The humanitarian situation, especially in the northern Gaza Strip, continued to be very severe. The Israeli public is barely aware of it, because most of the country's media have downplayed Palestinian suffering since the war began with the massacre in the Gaza border communities. Obviously, Hamas propaganda invents and inflates stories, but the crisis – which is described as verging on starvation in some areas – is real and affects the reactions of the international community and the growing demands to declare an immediate cease-fire.

Israel and the U.S. want to include this in reaching an agreement for the release of the hostages, which would include a six-week cease-fire and the release of almost 1,000 Palestinian prisoners in exchange for about 40 Israeli hostages (women, elderly, sick and wounded). Reports out of the Qatari capital, Doha, are numerous and contradictory. However, the fact that some members of the Israeli negotiation delegation are still there and that close talks are taking place - that is, frequent messages are sent from the mediators to the Hamas overseas leadership, which permanently resides there - indicates that there is some chance of progress in the talks. That was a format absent in the previous rounds in Paris and Cairo, where the delegation quickly returned to Israel, usually without any real achievements.

 

Hamas political leader Yahya Sinwar in 2022.  (Photo credit: Hatem Rawagh / Agence France-Presse (AFP)  //  Haaretz)

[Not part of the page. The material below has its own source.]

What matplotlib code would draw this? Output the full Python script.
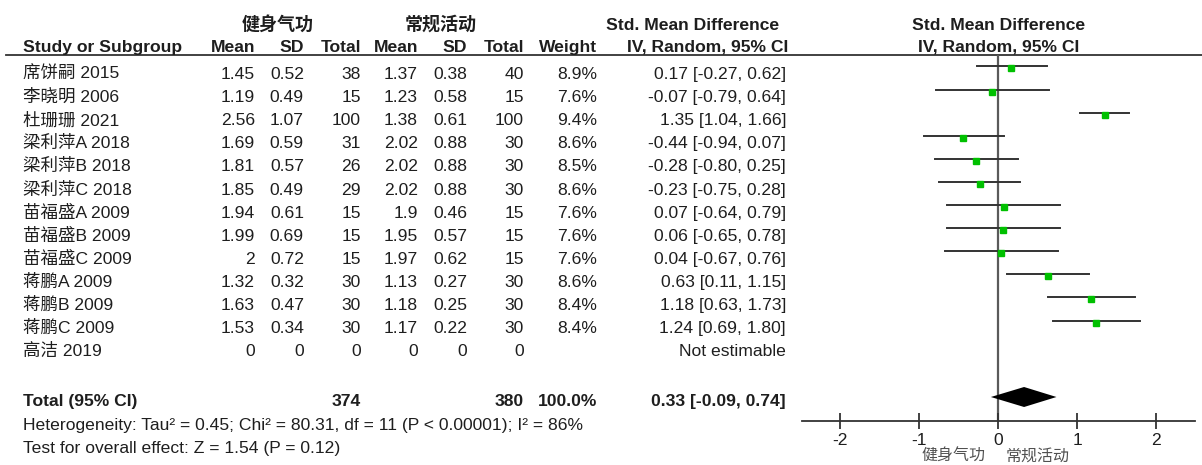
import matplotlib
matplotlib.use("Agg")
import matplotlib.pyplot as plt

studies = ["席饼嗣 2015", "李晓明 2006", "杜珊珊 2021", "梁利萍A 2018", "梁利萍B 2018",
           "梁利萍C 2018", "苗福盛A 2009", "苗福盛B 2009", "苗福盛C 2009", "蒋鹏A 2009",
           "蒋鹏B 2009", "蒋鹏C 2009", "高洁 2019"]
mean1 = [1.45, 1.19, 2.56, 1.69, 1.81, 1.85, 1.94, 1.99, 2, 1.32, 1.63, 1.53, 0]
sd1 = [0.52, 0.49, 1.07, 0.59, 0.57, 0.49, 0.61, 0.69, 0.72, 0.32, 0.47, 0.34, 0]
n1 = [38, 15, 100, 31, 26, 29, 15, 15, 15, 30, 30, 30, 0]
mean2 = [1.37, 1.23, 1.38, 2.02, 2.02, 2.02, 1.9, 1.95, 1.97, 1.13, 1.18, 1.17, 0]
sd2 = [0.38, 0.58, 0.61, 0.88, 0.88, 0.88, 0.46, 0.57, 0.62, 0.27, 0.25, 0.22, 0]
n2 = [40, 15, 100, 30, 30, 30, 15, 15, 15, 30, 30, 30, 0]
weight = [8.9, 7.6, 9.4, 8.6, 8.5, 8.6, 7.6, 7.6, 7.6, 8.6, 8.4, 8.4, None]
smd = [0.17, -0.07, 1.35, -0.44, -0.28, -0.23, 0.07, 0.06, 0.04, 0.63, 1.18, 1.24, None]
lo = [-0.27, -0.79, 1.04, -0.94, -0.80, -0.75, -0.64, -0.65, -0.67, 0.11, 0.63, 0.69, None]
hi = [0.62, 0.64, 1.66, 0.07, 0.25, 0.28, 0.79, 0.78, 0.76, 1.15, 1.73, 1.80, None]

total_n1, total_n2 = 374, 380
total_smd, total_lo, total_hi = 0.33, -0.09, 0.74
het_text = "Heterogeneity: Tau² = 0.45; Chi² = 80.31, df = 11 (P < 0.00001); I² = 86%"
test_text = "Test for overall effect: Z = 1.54 (P = 0.12)"
ticks = [-2, -1, 0, 1, 2]

FONT = ["Liberation Sans", "Noto Sans CJK SC", "DejaVu Sans"]
CJK = ["Noto Sans CJK SC", "DejaVu Sans"]
TC = "#1e1e1e"
FS = 12.6

W, H = 1202, 465
fig = plt.figure(figsize=(W / 100, H / 100), dpi=100)

# text layer in pixel coordinates
tax = fig.add_axes([0, 0, 1, 1])
tax.set_xlim(0, W)
tax.set_ylim(H, 0)
tax.axis("off")


def put(x, y, s, ha="right", bold=False, family=FONT, size=FS, color=TC):
    tax.text(x, y + 6, s, ha=ha, va="baseline", fontsize=size, color=color,
             fontweight="bold" if bold else "normal", family=family)


# column right edges
cols = [255, 304, 361, 418, 467, 524, 597, 786]

# group headers
put(278, 24, "健身气功", ha="center", bold=True, family=CJK, size=13)
put(441, 24, "常规活动", ha="center", bold=True, family=CJK, size=13)
put(693, 24, "Std. Mean Difference", ha="center", bold=True)
put(999, 24, "Std. Mean Difference", ha="center", bold=True)

hy = 46
put(23, hy, "Study or Subgroup", ha="left", bold=True)
for x, s in zip(cols, ["Mean", "SD", "Total", "Mean", "SD", "Total", "Weight",
                       "IV, Random, 95% CI"]):
    put(x + (2 if s.startswith("IV") else 0), hy, s, bold=True)
put(999, hy, "IV, Random, 95% CI", ha="center", bold=True)
tax.plot([6, W], [55, 55], color="#333333", lw=1.3)

row0, step = 73, 23.1
rows_y = [row0 + step * i for i in range(len(studies))]
for i, y in enumerate(rows_y):
    put(23, y, studies[i], ha="left")
    vals = ["{:g}".format(mean1[i]), "{:g}".format(sd1[i]), str(n1[i]),
            "{:g}".format(mean2[i]), "{:g}".format(sd2[i]), str(n2[i])]
    for x, s in zip(cols[:6], vals):
        put(x, y, s)
    if weight[i] is None:
        put(cols[7], y, "Not estimable")
    else:
        put(cols[6], y, "{:.1f}%".format(weight[i]))
        put(cols[7], y, "{:.2f} [{:.2f}, {:.2f}]".format(smd[i], lo[i], hi[i]))

ty = 400
put(23, ty, "Total (95% CI)", ha="left", bold=True)
put(cols[2], ty, str(total_n1), bold=True)
put(cols[5], ty, str(total_n2), bold=True)
put(cols[6], ty, "100.0%", bold=True)
put(cols[7], ty, "{:.2f} [{:.2f}, {:.2f}]".format(total_smd, total_lo, total_hi), bold=True)
put(23, 424, het_text, ha="left")
put(23, 447, test_text, ha="left")

# forest panel
x0_px, unit = 998, 79
left_px, right_px = 802, 1195
top_px, bot_px = 55, 421
ax = fig.add_axes([left_px / W, 1 - bot_px / H, (right_px - left_px) / W,
                   (bot_px - top_px) / H])
ax.set_xlim((left_px - x0_px) / unit, (right_px - x0_px) / unit)
ax.set_ylim(bot_px, top_px)
ax.patch.set_alpha(0)
for s in ["top", "left", "right"]:
    ax.spines[s].set_visible(False)
ax.spines["bottom"].set_color("#333333")
ax.spines["bottom"].set_linewidth(1.3)
ax.set_yticks([])
ax.set_xticks(ticks)
ax.set_xticklabels([str(t) for t in ticks], family=FONT, fontsize=FS, color=TC)
ax.tick_params(axis="x", direction="inout", length=11, width=1.3, color="#333333", pad=3)
ax.axvline(0, color="#5a5a5a", lw=1.6, zorder=1)

for i, y in enumerate(rows_y):
    if smd[i] is None:
        continue
    ax.plot([lo[i], hi[i]], [y - 6.5, y - 6.5], color="#333333", lw=1.4, zorder=2)
    ax.plot(smd[i], y - 4.5, marker="s", ms=4.0 * (weight[i] / 8.6) ** 0.3,
            color="#00c000", mec="#00c000", zorder=3)

dy = ty - 3
ax.fill([total_lo, total_smd, total_hi, total_smd], [dy, dy - 10, dy, dy + 10],
        color="black", lw=0, zorder=3)

# direction labels (kept just inside the bottom edge)
put(985, 455, "健身气功", ha="right", family=CJK, size=11.5, color="#505050")
put(1006, 455, "常规活动", ha="left", family=CJK, size=11.5, color="#505050")

fig.savefig("out.png", dpi=100)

The final decider on the Hamas side, and possibly in general, will be Yahya Sinwar, its leader in Gaza. It has already been reported that communication with him is interrupted because he is in hiding for fear of being captured by the IDF and Shin Bet security service. It turns out that in the first deal, in late November, Sinwar had, at some point, lost patience for dealing with the fine print of the negotiations and simply decided in favor of the deal without listening any more to his colleagues living in luxury in Qatar hotels. That could happen this time, too.

Hopes have been periodically raised through the war that a settlement to end the fighting would somehow include the consent of Sinwar and Hamas military leaders to go into exile outside Gaza in exchange for a promise not to harm them. A senior IDF officer who recently visited Military Intelligence's Unit 8200 asked the veteran NCOs, who have specialized for years in collecting intelligence on Sinwar (the men whom the army didn't really bother listening to before the October 7 massacre), whether such a compromise was possible. The intelligence men answered with a sweeping no: they assess that Sinwar will prefer staying in Gaza, even if that means gambling with his personal fate.